> **What the task requires**:
Return each line of the listing below, unchanged, and omit the images.

— Start of Data lines —

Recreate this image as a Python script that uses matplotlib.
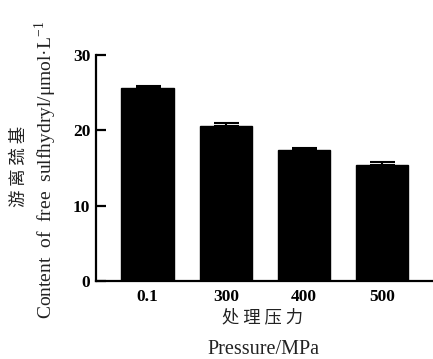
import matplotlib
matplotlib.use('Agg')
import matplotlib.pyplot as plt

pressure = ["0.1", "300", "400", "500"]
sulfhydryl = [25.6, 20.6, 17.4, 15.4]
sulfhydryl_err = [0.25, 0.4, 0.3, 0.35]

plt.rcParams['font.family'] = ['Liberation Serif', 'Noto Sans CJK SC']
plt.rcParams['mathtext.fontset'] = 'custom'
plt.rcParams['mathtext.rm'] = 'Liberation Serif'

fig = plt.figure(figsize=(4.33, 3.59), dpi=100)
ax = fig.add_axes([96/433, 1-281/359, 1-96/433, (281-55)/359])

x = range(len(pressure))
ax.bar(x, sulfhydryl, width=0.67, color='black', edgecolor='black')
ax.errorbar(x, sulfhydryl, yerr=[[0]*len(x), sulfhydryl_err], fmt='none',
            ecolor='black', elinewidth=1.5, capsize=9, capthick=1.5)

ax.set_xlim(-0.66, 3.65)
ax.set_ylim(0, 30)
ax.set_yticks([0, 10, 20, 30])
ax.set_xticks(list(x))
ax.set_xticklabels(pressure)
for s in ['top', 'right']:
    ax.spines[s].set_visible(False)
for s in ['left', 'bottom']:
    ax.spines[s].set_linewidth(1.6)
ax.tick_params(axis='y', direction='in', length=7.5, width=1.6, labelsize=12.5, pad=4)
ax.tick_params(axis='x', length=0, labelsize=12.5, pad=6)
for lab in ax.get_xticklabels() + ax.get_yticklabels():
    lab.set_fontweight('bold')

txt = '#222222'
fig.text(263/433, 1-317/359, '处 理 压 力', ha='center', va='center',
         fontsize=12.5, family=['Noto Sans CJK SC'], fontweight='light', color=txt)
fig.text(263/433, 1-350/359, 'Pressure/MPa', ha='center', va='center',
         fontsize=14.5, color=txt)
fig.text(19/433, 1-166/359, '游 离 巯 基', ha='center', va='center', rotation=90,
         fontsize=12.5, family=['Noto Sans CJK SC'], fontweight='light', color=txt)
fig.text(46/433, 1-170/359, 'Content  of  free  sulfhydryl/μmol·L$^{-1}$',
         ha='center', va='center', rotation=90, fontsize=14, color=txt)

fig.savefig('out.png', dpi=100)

— End of Data lines —

> **Result**:
Recreate this image as a Python script that uses matplotlib.
import matplotlib
matplotlib.use('Agg')
import matplotlib.pyplot as plt

pressure = ["0.1", "300", "400", "500"]
sulfhydryl = [25.6, 20.6, 17.4, 15.4]
sulfhydryl_err = [0.25, 0.4, 0.3, 0.35]

plt.rcParams['font.family'] = ['Liberation Serif', 'Noto Sans CJK SC']
plt.rcParams['mathtext.fontset'] = 'custom'
plt.rcParams['mathtext.rm'] = 'Liberation Serif'

fig = plt.figure(figsize=(4.33, 3.59), dpi=100)
ax = fig.add_axes([96/433, 1-281/359, 1-96/433, (281-55)/359])

x = range(len(pressure))
ax.bar(x, sulfhydryl, width=0.67, color='black', edgecolor='black')
ax.errorbar(x, sulfhydryl, yerr=[[0]*len(x), sulfhydryl_err], fmt='none',
            ecolor='black', elinewidth=1.5, capsize=9, capthick=1.5)

ax.set_xlim(-0.66, 3.65)
ax.set_ylim(0, 30)
ax.set_yticks([0, 10, 20, 30])
ax.set_xticks(list(x))
ax.set_xticklabels(pressure)
for s in ['top', 'right']:
    ax.spines[s].set_visible(False)
for s in ['left', 'bottom']:
    ax.spines[s].set_linewidth(1.6)
ax.tick_params(axis='y', direction='in', length=7.5, width=1.6, labelsize=12.5, pad=4)
ax.tick_params(axis='x', length=0, labelsize=12.5, pad=6)
for lab in ax.get_xticklabels() + ax.get_yticklabels():
    lab.set_fontweight('bold')

txt = '#222222'
fig.text(263/433, 1-317/359, '处 理 压 力', ha='center', va='center',
         fontsize=12.5, family=['Noto Sans CJK SC'], fontweight='light', color=txt)
fig.text(263/433, 1-350/359, 'Pressure/MPa', ha='center', va='center',
         fontsize=14.5, color=txt)
fig.text(19/433, 1-166/359, '游 离 巯 基', ha='center', va='center', rotation=90,
         fontsize=12.5, family=['Noto Sans CJK SC'], fontweight='light', color=txt)
fig.text(46/433, 1-170/359, 'Content  of  free  sulfhydryl/μmol·L$^{-1}$',
         ha='center', va='center', rotation=90, fontsize=14, color=txt)

fig.savefig('out.png', dpi=100)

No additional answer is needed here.